In der Slowakei werden die Vorstöße aus Paris und Brüssel aufmerksam verfolgt. Das Visegrad- Land ist vergeichsweise pro-europäisch, wenngleich es - wie die anderen Visegrádstaaten auch – die Festlegung von Quoten für die Umverteilung von Migrant_innen ablehnt. Betont wird der Anspruch auf die Zugehörigkeit zu einem Kerneuropa, falls es zu einem Europa der verschiedenen Geschwindigkeiten kommen sollte. Nicht zuletzt ist das kleine Land schon seit 2009 Mitglied der Eurozone. Damit wäre es direkt von Änderungen wie einem Euro-Finanzminister oder einer Euro-Parlamentarierversammlung betroffen.
Mitte Oktober wurde die Gemengelage aus Reformvorschlägen und den neuen, ungewissen politischen Verhältnissen in Deutschland in der slowakischen Hauptstadt Bratislava diskutiert. Eingeladen waren Udo Bullmann, Mitglied im Europaparlament, stellvertretender Vorsitzender der Fraktion der Progressiven Allianz der Sozialdemokraten im Europäischen Parlament und Europabeauftragter der SPD, die Politikwissenschaftler Jozef Bátora und Marek Lenč sowie der Diplomat Peter Paluš. Auf die kulturellen und wirtschaftlichen Verflechtungen der beiden Länder verweisend sprachen sie sich für eine enge Partnerschaft zwischen Bratislava und Berlin aus – und für eine fairere Entlohnung der Arbeiter_innen in der hochproduktiven slowakischen Automobilindustrie.

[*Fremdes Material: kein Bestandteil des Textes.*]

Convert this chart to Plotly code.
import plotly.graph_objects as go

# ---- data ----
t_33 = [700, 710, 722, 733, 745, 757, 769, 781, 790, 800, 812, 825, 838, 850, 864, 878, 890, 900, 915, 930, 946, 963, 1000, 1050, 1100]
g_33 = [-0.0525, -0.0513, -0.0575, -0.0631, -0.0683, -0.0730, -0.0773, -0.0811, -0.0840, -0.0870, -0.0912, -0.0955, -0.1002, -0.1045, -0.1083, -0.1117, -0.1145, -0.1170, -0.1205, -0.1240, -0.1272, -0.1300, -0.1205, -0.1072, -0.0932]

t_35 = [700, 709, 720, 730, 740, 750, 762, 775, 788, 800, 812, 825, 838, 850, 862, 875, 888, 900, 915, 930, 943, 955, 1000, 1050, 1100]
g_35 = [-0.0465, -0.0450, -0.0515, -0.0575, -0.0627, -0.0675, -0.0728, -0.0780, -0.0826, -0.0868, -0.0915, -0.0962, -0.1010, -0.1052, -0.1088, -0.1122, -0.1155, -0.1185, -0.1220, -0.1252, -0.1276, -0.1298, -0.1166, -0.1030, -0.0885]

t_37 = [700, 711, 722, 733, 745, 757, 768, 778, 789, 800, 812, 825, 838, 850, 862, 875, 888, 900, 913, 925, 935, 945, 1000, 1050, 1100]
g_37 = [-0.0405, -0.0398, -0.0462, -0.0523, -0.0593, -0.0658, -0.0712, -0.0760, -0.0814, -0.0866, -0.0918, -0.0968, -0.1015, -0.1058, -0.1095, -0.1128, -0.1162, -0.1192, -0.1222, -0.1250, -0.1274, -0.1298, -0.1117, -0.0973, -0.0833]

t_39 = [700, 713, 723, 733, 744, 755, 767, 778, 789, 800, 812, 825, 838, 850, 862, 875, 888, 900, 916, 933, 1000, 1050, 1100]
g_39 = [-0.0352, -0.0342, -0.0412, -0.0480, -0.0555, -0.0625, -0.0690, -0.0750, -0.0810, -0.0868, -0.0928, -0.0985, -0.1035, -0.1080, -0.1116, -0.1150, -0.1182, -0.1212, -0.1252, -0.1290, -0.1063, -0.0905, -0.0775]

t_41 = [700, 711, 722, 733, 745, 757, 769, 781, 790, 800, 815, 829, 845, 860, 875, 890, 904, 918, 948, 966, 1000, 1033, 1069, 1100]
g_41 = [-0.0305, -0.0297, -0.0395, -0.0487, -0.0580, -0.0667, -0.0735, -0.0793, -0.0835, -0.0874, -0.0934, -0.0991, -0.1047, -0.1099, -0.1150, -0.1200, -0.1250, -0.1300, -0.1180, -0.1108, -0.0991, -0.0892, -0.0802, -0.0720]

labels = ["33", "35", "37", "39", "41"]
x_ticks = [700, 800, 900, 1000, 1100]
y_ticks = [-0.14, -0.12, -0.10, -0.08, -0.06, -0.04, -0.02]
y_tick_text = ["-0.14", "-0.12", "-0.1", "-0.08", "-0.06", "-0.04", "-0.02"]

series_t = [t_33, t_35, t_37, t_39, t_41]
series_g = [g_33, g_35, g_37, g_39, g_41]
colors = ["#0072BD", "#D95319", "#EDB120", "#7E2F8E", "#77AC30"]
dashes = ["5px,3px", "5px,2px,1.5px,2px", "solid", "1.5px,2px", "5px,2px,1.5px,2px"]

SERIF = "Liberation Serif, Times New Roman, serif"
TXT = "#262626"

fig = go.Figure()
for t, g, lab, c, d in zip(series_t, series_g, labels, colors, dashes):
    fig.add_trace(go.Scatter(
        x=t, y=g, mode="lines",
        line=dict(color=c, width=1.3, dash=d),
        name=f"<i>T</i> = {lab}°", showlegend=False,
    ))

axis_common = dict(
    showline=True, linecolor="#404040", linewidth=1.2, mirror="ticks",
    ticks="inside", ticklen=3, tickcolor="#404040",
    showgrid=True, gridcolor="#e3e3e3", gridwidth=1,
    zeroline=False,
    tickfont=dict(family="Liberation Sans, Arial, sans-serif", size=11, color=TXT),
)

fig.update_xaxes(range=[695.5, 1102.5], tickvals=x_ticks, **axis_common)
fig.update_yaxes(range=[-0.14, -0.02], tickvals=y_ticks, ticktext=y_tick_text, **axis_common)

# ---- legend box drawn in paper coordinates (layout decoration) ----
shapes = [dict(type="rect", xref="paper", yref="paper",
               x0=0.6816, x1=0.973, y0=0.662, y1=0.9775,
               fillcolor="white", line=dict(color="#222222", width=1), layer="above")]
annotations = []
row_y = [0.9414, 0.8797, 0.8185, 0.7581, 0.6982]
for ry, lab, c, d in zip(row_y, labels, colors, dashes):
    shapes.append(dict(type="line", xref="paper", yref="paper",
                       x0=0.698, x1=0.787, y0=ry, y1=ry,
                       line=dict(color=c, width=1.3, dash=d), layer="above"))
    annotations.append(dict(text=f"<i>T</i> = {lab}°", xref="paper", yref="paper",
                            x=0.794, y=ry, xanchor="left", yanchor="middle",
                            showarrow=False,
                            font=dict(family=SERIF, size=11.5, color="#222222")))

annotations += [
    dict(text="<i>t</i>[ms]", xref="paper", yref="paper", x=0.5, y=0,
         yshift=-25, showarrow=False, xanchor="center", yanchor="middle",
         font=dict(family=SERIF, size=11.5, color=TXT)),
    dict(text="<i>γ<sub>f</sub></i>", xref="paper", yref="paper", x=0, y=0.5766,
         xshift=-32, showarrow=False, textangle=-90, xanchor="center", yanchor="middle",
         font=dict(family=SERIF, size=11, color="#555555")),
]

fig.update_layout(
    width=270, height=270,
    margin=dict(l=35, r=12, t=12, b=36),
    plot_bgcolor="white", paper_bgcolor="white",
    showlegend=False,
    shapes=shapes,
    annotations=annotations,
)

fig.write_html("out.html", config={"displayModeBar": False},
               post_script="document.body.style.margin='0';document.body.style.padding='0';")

Vielleicht deutet sich hier auch eine Rückkehr zum alten deutsch-französischen Führungsmodell in der EU an: Frankreich gibt die Richtung vor und Deutschland bindet die Interessen und Positionen der kleineren Mitgliedsländer ein, wie es auch im - deutschen Föderalismus funktioniert. Mit der Rolle als Hegemon konnte Berlin bislang ja wenig anfangen. Auf dem Parteitag der SPD Anfang Dezember forderte Martin Schulz eine Verfassung für die EU und die Gründung der Vereinigten Staaten von Europa. Nicht nur in der Slowakei muss er dafür noch ordentlich um Unterstützung werben.